The legislation passed today makes the GCSB's three functions clear, he said.
"These are: information assurance and cyber security; foreign intelligence, and assisting other agencies.''
The Green Party said a fundamental constraint on freedom had become law.
"The National Government, along with Peter Dunne and John Banks, have signed away significant freedoms of New Zealanders by passing the Government Communications and Security Bureau (GCSB) legislation tonight,'' Greens' Co-leader Dr Russel Norman said.
"This legislation...restricts our freedom of expression and our right to live without surveillance,'' he said.
During today's debate, Mr Key said if he could disclose some of the briefings he has had about risks to New Zealand it would ''cut dead" some of the opposition to the GCSB bill, but he could not divulge them.
He said he regretted that many citizens had become agitated and alarmed about the bill but he would be more regretful if the bill's changes were not passed.
"The bill is being passed right now because it is needed right now.
"Others may play politics with the security and lives of New Zealanders, but I cannot and I do not and I will not."
Mr Key made his comments during the third reading and final reading of the Government Communications Security Bureau and Related Legislation Amendment Bill.
He said the bill "isn't a revolution in the way New Zealand conducts its intelligence operations."
It made it clear what the GCSB could and could not do.
He said nothing in the bill allowed for wholesale surveillance of New Zealanders.
He repeated the statements he made to the Herald last week that approving interception warrants of New Zealanders under the cyber security function would be a two-step process and that a warrant to look at content would be with the consent of the New Zealander unless there was a good reason not to.
It is Mr Key's first speech in Parliament on the bill, with previous debates having been handled by Justice Minister Judith Collins and Attorney-General Chris Finlayson.
Under the bill, the GCSB will have three functions. It will retain its traditional function of collecting foreign intelligence, and it is not allowed to spy on New Zealanders under that function, either under the current law or the new law.
Another function will be to assist the SIS, the police and Defence in conducting duly warranted interceptions of New Zealanders. It has been doing this already under doubtful legal authority, because while the current law says it can help such agencies in on specific ways, it explicitly says it cannot spy on New Zealanders.
A further expansion of powers comes under the GCSB's cyber-security function. Until now its job has been to protect Government communications only from attack, but it will be extended to private-sector cyber systems if they are important enough to New Zealand.
In his speech, Mr Key also reiterated the position on metadata - that it would be treated the same in bill as communications, which means that before a New Zealander's metadata can be collected, it will require a warrant to be signed by the Prime Minister and the Commissioner of Security Warrants.
Labour leader David Shearer said a Labour led Government would hold an inquiry in order to create a world class intelligence service.

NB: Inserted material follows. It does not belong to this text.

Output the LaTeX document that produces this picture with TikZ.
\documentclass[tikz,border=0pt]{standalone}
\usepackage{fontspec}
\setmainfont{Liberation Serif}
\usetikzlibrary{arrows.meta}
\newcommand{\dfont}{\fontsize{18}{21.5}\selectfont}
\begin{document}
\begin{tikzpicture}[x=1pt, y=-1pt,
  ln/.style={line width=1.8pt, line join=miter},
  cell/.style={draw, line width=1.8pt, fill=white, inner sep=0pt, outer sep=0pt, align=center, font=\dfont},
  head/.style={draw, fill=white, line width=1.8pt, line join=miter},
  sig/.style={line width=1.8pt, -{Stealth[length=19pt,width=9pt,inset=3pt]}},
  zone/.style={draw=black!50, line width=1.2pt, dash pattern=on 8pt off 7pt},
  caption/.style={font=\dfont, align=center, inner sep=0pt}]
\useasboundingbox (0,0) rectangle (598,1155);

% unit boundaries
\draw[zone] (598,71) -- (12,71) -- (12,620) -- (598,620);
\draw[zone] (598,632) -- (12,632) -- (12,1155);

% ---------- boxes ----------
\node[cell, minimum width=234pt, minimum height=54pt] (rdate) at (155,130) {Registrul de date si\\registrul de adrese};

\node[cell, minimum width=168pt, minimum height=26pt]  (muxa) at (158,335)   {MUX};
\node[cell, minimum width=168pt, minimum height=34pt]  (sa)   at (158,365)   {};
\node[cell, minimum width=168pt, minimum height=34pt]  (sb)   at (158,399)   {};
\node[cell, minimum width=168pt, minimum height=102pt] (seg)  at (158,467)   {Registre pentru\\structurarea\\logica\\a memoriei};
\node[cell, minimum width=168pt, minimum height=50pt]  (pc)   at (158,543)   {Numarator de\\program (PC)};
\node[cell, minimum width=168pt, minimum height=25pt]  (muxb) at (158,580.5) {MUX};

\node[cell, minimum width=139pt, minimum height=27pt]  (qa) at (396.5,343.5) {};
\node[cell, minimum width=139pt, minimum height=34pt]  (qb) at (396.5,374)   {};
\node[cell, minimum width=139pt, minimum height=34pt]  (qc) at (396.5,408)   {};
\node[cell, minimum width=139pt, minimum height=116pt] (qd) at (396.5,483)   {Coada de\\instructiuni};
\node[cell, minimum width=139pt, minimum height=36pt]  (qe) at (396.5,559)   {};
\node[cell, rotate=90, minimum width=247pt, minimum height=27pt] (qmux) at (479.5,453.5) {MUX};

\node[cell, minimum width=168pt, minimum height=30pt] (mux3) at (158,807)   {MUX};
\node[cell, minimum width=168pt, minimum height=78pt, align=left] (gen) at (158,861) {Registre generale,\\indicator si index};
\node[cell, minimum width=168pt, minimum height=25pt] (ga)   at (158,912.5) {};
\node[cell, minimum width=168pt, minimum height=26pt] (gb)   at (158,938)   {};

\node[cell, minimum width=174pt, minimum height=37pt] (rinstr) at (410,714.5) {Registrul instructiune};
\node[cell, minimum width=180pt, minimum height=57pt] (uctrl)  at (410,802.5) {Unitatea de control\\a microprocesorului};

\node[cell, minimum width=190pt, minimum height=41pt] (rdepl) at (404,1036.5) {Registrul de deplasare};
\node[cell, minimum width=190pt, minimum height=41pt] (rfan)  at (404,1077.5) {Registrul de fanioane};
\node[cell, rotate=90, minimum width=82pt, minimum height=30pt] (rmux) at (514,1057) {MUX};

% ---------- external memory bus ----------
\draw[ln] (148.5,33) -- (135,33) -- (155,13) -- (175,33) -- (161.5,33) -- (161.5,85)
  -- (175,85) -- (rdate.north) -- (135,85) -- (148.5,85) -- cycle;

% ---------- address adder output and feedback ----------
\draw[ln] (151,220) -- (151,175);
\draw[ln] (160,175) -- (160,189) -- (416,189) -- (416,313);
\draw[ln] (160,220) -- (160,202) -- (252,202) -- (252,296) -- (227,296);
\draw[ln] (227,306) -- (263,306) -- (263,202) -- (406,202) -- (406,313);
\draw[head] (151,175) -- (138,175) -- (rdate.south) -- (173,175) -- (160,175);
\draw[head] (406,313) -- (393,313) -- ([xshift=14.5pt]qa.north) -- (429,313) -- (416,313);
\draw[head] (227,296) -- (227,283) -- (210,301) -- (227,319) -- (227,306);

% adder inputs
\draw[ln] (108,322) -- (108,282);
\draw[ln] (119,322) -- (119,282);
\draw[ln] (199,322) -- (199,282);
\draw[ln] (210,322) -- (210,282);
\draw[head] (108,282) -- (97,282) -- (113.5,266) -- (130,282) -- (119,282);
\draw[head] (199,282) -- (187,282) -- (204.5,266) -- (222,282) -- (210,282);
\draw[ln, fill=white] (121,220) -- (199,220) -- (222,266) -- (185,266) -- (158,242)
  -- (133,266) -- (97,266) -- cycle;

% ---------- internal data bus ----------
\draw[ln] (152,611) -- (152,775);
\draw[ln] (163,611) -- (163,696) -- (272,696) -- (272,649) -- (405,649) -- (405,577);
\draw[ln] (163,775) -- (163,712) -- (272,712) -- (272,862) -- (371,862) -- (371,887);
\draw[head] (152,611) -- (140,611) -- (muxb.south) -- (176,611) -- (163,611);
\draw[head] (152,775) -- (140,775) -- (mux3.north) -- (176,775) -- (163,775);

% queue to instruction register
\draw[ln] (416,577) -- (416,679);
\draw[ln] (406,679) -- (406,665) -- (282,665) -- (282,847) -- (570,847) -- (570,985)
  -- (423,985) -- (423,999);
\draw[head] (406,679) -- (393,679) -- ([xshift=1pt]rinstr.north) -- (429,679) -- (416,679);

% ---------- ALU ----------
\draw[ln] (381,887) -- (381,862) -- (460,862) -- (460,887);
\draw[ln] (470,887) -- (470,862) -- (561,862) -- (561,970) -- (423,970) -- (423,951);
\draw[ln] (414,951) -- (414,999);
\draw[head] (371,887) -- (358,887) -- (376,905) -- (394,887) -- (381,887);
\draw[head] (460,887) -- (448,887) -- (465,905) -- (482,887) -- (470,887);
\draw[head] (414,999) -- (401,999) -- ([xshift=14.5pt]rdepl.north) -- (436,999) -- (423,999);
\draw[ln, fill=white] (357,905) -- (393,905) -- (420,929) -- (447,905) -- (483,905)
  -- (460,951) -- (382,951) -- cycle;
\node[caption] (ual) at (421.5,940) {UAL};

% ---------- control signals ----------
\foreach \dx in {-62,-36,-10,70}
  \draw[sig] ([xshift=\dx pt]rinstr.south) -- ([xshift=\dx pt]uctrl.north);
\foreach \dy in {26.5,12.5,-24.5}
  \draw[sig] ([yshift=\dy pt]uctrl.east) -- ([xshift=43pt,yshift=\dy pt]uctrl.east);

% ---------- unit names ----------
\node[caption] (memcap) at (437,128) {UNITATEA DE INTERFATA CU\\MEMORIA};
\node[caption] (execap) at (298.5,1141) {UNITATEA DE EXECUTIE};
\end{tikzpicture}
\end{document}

Labour deputy Grant Robertson said Mr Key's claim that the bill did not expand the GCSB's function was "fundamentally wrong."
There were clearly new powers under the cyber security function.

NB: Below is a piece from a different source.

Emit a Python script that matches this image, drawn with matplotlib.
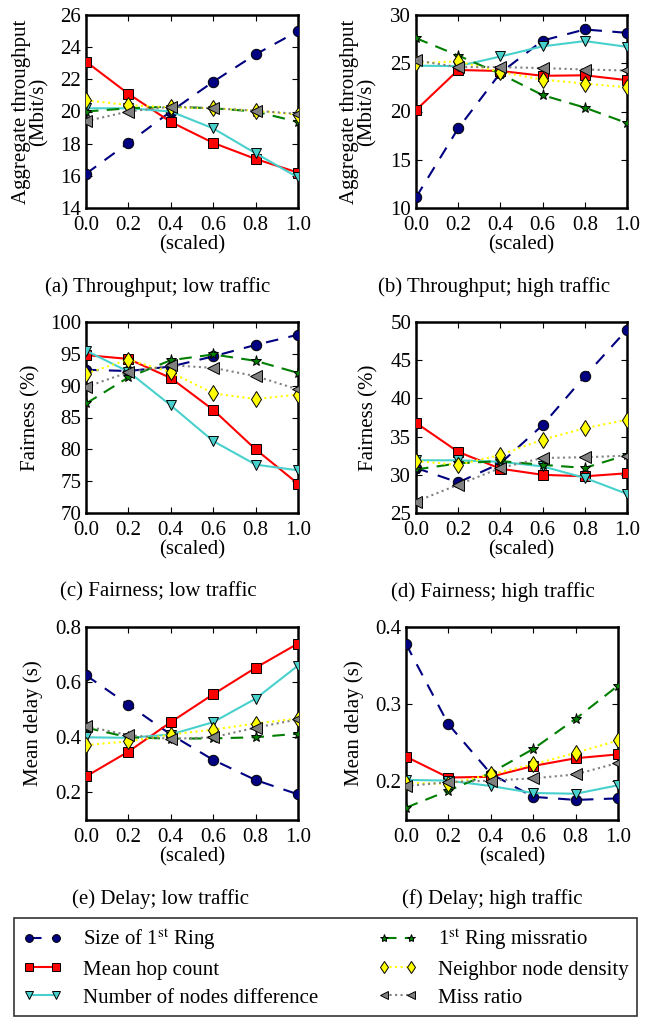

Greens co-leader Russel Norman said many people died last century fighting for freedoms "and we here today are fighting for those basic principles."
He said it was hard to have a debate about protecting freedom in the abstract and that was made harder with the Prime Minister "screaming hysterically about Al Qaeda."
Attorney-General Chris Finlayson attacked several critics of the bill including Rodney Harrison, QC, who presented the Law Society's submission on the bill, former Prime Minister Sir Geoffrey Palmer, former director the GCSB Sir Bruce Ferguson, and historian and academic Dame Anne Salmond.
He said the bill hadn't been rushed through but perhaps it had not been long enough for Mr harrison to come to grips with it; he said much of difficulties that the bill addressed had occurred under Sir Bruce's watch despite him trying to reinvent himself as a commentator;
He said Sir Geoffrey Palmer had allowed the GCSB to operate without any legislation at all while he had been Prime Minister and he described Dame Anne's attacks as "shrill and unprofessional."
The real problem had been with the passage of the 2003 legislation which should never have been passed.